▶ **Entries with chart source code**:
# # # # # # #
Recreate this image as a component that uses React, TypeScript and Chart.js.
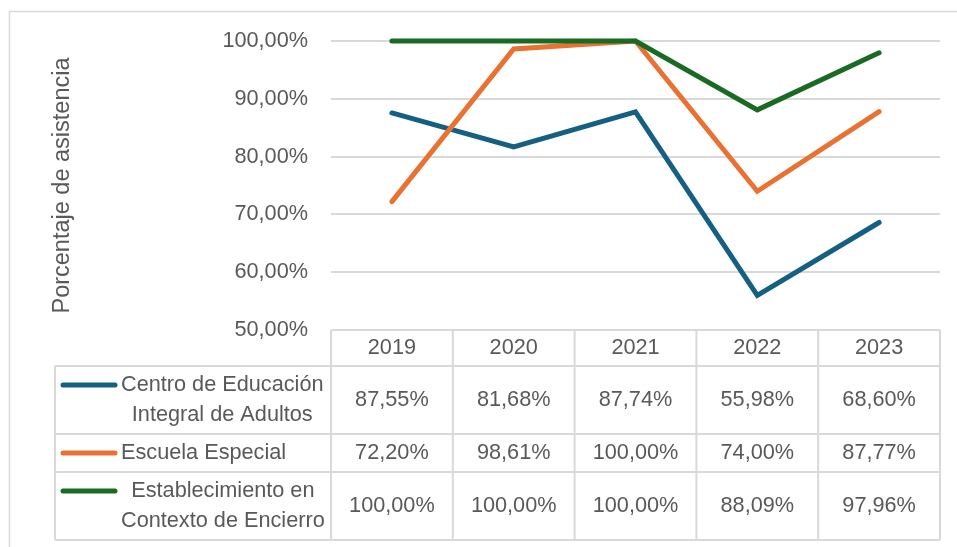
import React, { useEffect, useRef } from "react";
import { Chart, registerables } from "chart.js";

Chart.register(...registerables);

const years = ["2019", "2020", "2021", "2022", "2023"];
const centroValues = [87.55, 81.68, 87.74, 55.98, 68.6];
const escuelaValues = [72.2, 98.61, 100.0, 74.0, 87.77];
const establecimientoValues = [100.0, 100.0, 100.0, 88.09, 97.96];

const centroLabel = ["Centro de Educación", "Integral de Adultos"];
const escuelaLabel = ["Escuela Especial"];
const establecimientoLabel = ["Establecimiento en", "Contexto de Encierro"];

const yAxisTitle = "Porcentaje de asistencia";
const yMin = 50;
const yMax = 100;
const yStep = 10;

const BLUE = "#156082";
const ORANGE = "#E97132";
const GREEN = "#196B24";
const TEXT = "#595959";
const GRID = "#d9d9d9";
const FONT_FAMILY = "'Liberation Sans', Arial, sans-serif";
const FONT_SIZE = 21.7;

const fmt = (v: number) => v.toFixed(2).replace(".", ",") + "%";

const tableRows = [
  { label: centroLabel, values: centroValues, color: BLUE, height: 68 },
  { label: escuelaLabel, values: escuelaValues, color: ORANGE, height: 38 },
  { label: establecimientoLabel, values: establecimientoValues, color: GREEN, height: 68 },
];

const tablePlugin = {
  id: "dataTable",
  afterDraw(chart: any) {
    const ctx = chart.ctx;
    const area = chart.chartArea;
    const xs = chart.scales.x;
    const n = years.length;
    const colW = (area.right - area.left) / n;
    const headerTop = area.bottom;
    const headerH = 36;
    const tableLeft = 55;
    const lineSpacing = 30;

    ctx.save();
    // outer chart border
    ctx.strokeStyle = GRID;
    ctx.lineWidth = 1.5;
    ctx.strokeRect(9.5, 11.5, 2000, 2000);

    ctx.lineWidth = 2;
    ctx.strokeStyle = GRID;
    let y = headerTop + headerH;
    const rowTops: number[] = [];
    for (const r of tableRows) {
      rowTops.push(y);
      y += r.height;
    }
    const tableBottom = y;
    ctx.beginPath();
    ctx.moveTo(area.left, headerTop);
    ctx.lineTo(area.right, headerTop);
    for (const t of rowTops) {
      ctx.moveTo(tableLeft, t);
      ctx.lineTo(area.right, t);
    }
    ctx.moveTo(tableLeft, tableBottom);
    ctx.lineTo(area.right, tableBottom);
    for (let i = 0; i <= n; i++) {
      const x = area.left + i * colW;
      ctx.moveTo(x, headerTop);
      ctx.lineTo(x, tableBottom);
    }
    ctx.moveTo(tableLeft, headerTop + headerH);
    ctx.lineTo(tableLeft, tableBottom);
    ctx.stroke();

    ctx.fillStyle = TEXT;
    ctx.font = `${FONT_SIZE}px ${FONT_FAMILY}`;
    ctx.textBaseline = "middle";
    ctx.textAlign = "center";
    years.forEach((yr, i) => {
      ctx.fillText(yr, xs.getPixelForValue(i), headerTop + headerH / 2);
    });
    tableRows.forEach((r, ri) => {
      const top = rowTops[ri];
      const cy = top + r.height / 2;
      r.values.forEach((v, i) => {
        ctx.textAlign = "center";
        ctx.fillText(fmt(v), xs.getPixelForValue(i), cy);
      });
      const nLines = r.label.length;
      const firstY = cy - ((nLines - 1) * lineSpacing) / 2;
      ctx.beginPath();
      ctx.strokeStyle = r.color;
      ctx.lineWidth = 5;
      ctx.lineCap = "round";
      ctx.moveTo(63, firstY);
      ctx.lineTo(115, firstY);
      ctx.stroke();
      const blockLeft = 121;
      const blockW = Math.max(...r.label.map((s) => ctx.measureText(s).width));
      r.label.forEach((s, li) => {
        ctx.textAlign = "center";
        ctx.fillText(s, blockLeft + blockW / 2, firstY + li * lineSpacing);
      });
    });
    ctx.restore();
  },
};

export default function App() {
  const ref = useRef<HTMLCanvasElement | null>(null);
  useEffect(() => {
    if (!ref.current) return;
    const chart = new Chart(ref.current, {
      type: "line",
      data: {
        labels: years,
        datasets: [
          {
            label: centroLabel.join(" "),
            data: centroValues,
            borderColor: BLUE,
            backgroundColor: BLUE,
            borderWidth: 5,
            pointRadius: 0,
            order: 2,
          },
          {
            label: escuelaLabel.join(" "),
            data: escuelaValues,
            borderColor: ORANGE,
            backgroundColor: ORANGE,
            borderWidth: 5,
            pointRadius: 0,
            order: 1,
          },
          {
            label: establecimientoLabel.join(" "),
            data: establecimientoValues,
            borderColor: GREEN,
            backgroundColor: GREEN,
            borderWidth: 5,
            pointRadius: 0,
            order: 0,
          },
        ],
      },
      options: {
        animation: false,
        responsive: true,
        maintainAspectRatio: false,
        clip: false as any,
        layout: { padding: { left: 0, top: 41, right: 17, bottom: 217 } },
        elements: { line: { borderCapStyle: "round", borderJoinStyle: "miter", tension: 0 } },
        plugins: { legend: { display: false }, tooltip: { enabled: false } },
        scales: {
          x: {
            type: "category",
            offset: true,
            display: false,
          },
          y: {
            min: yMin,
            max: yMax,
            afterFit: (s: any) => {
              s.width = 331;
            },
            ticks: {
              stepSize: yStep,
              color: TEXT,
              padding: 23,
              font: { size: FONT_SIZE, family: FONT_FAMILY },
              callback: (v: any) => fmt(Number(v)),
            },
            grid: { color: GRID, lineWidth: 2, drawTicks: false },
            border: { display: false },
            title: {
              display: true,
              text: yAxisTitle,
              color: TEXT,
              font: { size: 23.5, family: FONT_FAMILY },
              padding: { top: 48, bottom: 0 },
            },
          },
        },
      },
      plugins: [tablePlugin],
    });
    return () => chart.destroy();
  }, []);
  return (
    <div style={{ position: "fixed", left: 0, top: 0, width: 957, height: 547, background: "#fff" }}>
      <canvas ref={ref} />
    </div>
  );
}
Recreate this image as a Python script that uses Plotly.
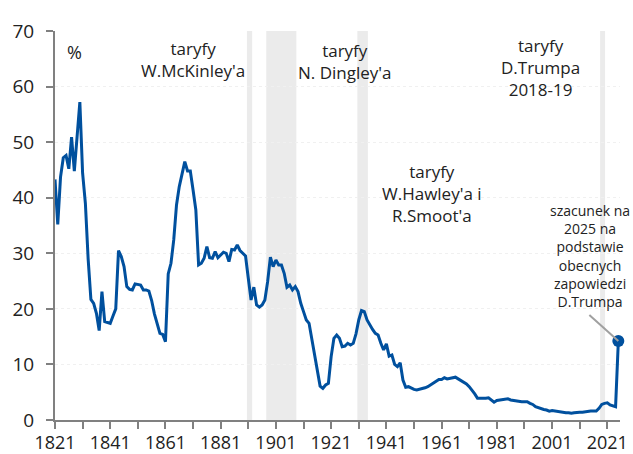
import plotly.graph_objects as go

years = list(range(1821, 2026))

tariff = [
    # 1821-1830
    43.3, 35.2, 43.7, 47.2, 47.6, 45.2, 50.9, 44.8, 51.0, 57.2,
    # 1831-1840
    44.4, 39.0, 29.0, 21.7, 21.0, 19.2, 16.1, 23.1, 17.7, 17.6,
    # 1841-1850
    17.4, 18.7, 20.0, 30.5, 29.4, 27.6, 24.0, 23.5, 23.4, 24.5,
    # 1851-1860
    24.4, 24.3, 23.4, 23.4, 23.2, 21.5, 19.1, 17.5, 15.6, 15.4,
    # 1861-1870
    14.1, 26.3, 28.2, 32.4, 38.7, 42.0, 44.4, 46.5, 44.8, 44.8,
    # 1871-1880
    41.4, 37.8, 27.9, 28.2, 29.1, 31.2, 29.2, 29.1, 30.3, 29.2,
    # 1881-1890
    29.7, 30.2, 30.0, 28.5, 30.7, 30.6, 31.5, 30.5, 30.0, 29.5,
    # 1891-1900
    25.5, 21.6, 23.9, 20.7, 20.3, 20.7, 21.6, 24.9, 29.3, 27.6,
    # 1901-1910
    28.8, 27.9, 27.9, 26.4, 23.9, 24.3, 23.4, 24.0, 23.1, 21.0,
    # 1911-1920
    19.5, 18.0, 17.4, 14.4, 11.4, 8.4, 6.1, 5.7, 6.3, 6.6,
    # 1921-1930
    11.4, 14.7, 15.3, 14.7, 13.2, 13.3, 13.8, 13.5, 13.8, 15.5,
    # 1931-1940
    18.0, 19.7, 19.5, 18.0, 17.1, 16.3, 15.6, 15.3, 13.8, 12.6,
    # 1941-1950
    13.7, 11.5, 11.7, 10.0, 9.6, 10.3, 7.2, 5.9, 6.0, 5.7,
    # 1951-1960
    5.5, 5.4, 5.5, 5.6, 5.8, 6.0, 6.3, 6.6, 7.0, 7.3,
    # 1961-1970
    7.3, 7.6, 7.4, 7.5, 7.6, 7.7, 7.4, 7.1, 6.8, 6.5,
    # 1971-1980
    6.0, 5.4, 4.7, 3.9, 3.9, 3.8, 3.9, 4.0, 3.6, 3.2,
    # 1981-1990
    3.5, 3.6, 3.7, 3.7, 3.8, 3.6, 3.5, 3.4, 3.4, 3.3,
    # 1991-2000
    3.3, 3.3, 3.0, 2.8, 2.4, 2.2, 2.1, 1.9, 1.8, 1.6,
    # 2001-2010
    1.7, 1.6, 1.5, 1.5, 1.4, 1.3, 1.3, 1.2, 1.3, 1.4,
    # 2011-2020
    1.4, 1.4, 1.5, 1.6, 1.6, 1.6, 1.6, 2.1, 2.8, 3.0,
    # 2021-2025
    3.1, 2.7, 2.5, 2.4, 14.2,
]

estimate_year = [2025]
estimate_value = [14.2]

band_starts = [1890.5, 1897.5, 1930.5, 2018.4]
band_ends = [1892.4, 1908.4, 1934.3, 2020.2]

tick_years = list(range(1821, 2022, 20))
tick_labels = [str(y) for y in tick_years]

FONT = "Open Sans"
BLUE = "#00509e"
TXT = "#222222"

fig = go.Figure()

for x0, x1 in zip(band_starts, band_ends):
    fig.add_shape(type="rect", xref="x", yref="y", x0=x0, x1=x1, y0=0, y1=70,
                  fillcolor="#ebebeb", line_width=0, layer="below")

fig.add_trace(go.Scatter(x=years, y=tariff, mode="lines",
                         line=dict(color=BLUE, width=3), hoverinfo="skip",
                         showlegend=False, cliponaxis=False))
fig.add_trace(go.Scatter(x=estimate_year, y=estimate_value, mode="markers",
                         marker=dict(color=BLUE, size=12), showlegend=False,
                         cliponaxis=False))

# pointer line from the note to the 2025 estimate
fig.add_shape(type="line", xref="x", yref="y", x0=2014.5, y0=18.9,
              x1=2025, y1=14.2, line=dict(color="#a0a0a0", width=2))

ann = [
    (1828.0, 66.2, "%", 18),
    (1870.9, 64.8, "taryfy<br>W.McKinley'a", 17),
    (1926.1, 64.6, "taryfy<br>N. Dingley'a", 17),
    (1996.7, 63.5, "taryfy<br>D.Trumpa<br>2018-19", 17),
    (1957.5, 40.7, "taryfy<br>W.Hawley'a i<br>R.Smoot'a", 17),
    (2014.6, 29.5, "szacunek na<br>2025 na<br>podstawie<br>obecnych<br>zapowiedzi<br>D.Trumpa", 14),
]
for x, y, t, s in ann:
    fig.add_annotation(x=x, y=y, xref="x", yref="y", text=t, showarrow=False,
                       font=dict(family=FONT, size=s, color=TXT), align="center")

fig.update_layout(
    width=633, height=454,
    margin=dict(l=55, r=13, t=31, b=34),
    paper_bgcolor="white", plot_bgcolor="white",
    font=dict(family=FONT, color=TXT),
    xaxis=dict(range=[1821, 2025.6], tickvals=tick_years, ticktext=tick_labels,
               automargin=False, ticklabelstandoff=-2,
               showgrid=False, zeroline=False, showline=True, linecolor="#808080",
               linewidth=2, ticks="outside", ticklen=7, tickwidth=2, tickcolor="#808080",
               tickfont=dict(family=FONT, size=18, color=TXT),
               minor=dict(tickvals=list(range(1831, 2022, 20)), ticks="outside",
                          ticklen=7, tickwidth=2, tickcolor="#808080", showgrid=False)),
    yaxis=dict(range=[0, 70], tickvals=[0, 10, 20, 30, 40, 50, 60, 70],
               automargin=False, ticklabelstandoff=8,
               showgrid=True, gridcolor="#f0f0f0", griddash="dot", gridwidth=1,
               zeroline=False, showline=True, linecolor="#808080", linewidth=2,
               ticks="outside", ticklen=7, tickwidth=2, tickcolor="#808080",
               tickfont=dict(family=FONT, size=19, color=TXT)),
)

fig.write_html("out.html", config={"displayModeBar": False},
               post_script="document.body.style.margin='0';document.body.style.overflow='hidden';")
# # # # # # #
Transcribe exactly, with no pictures, the lines running from the first line of the material through the line holding "Chart.register(...registerables);".

▶ **Expected output**:
Recreate this image as a component that uses React, TypeScript and Chart.js.
import React, { useEffect, useRef } from "react";
import { Chart, registerables } from "chart.js";

Chart.register(...registerables);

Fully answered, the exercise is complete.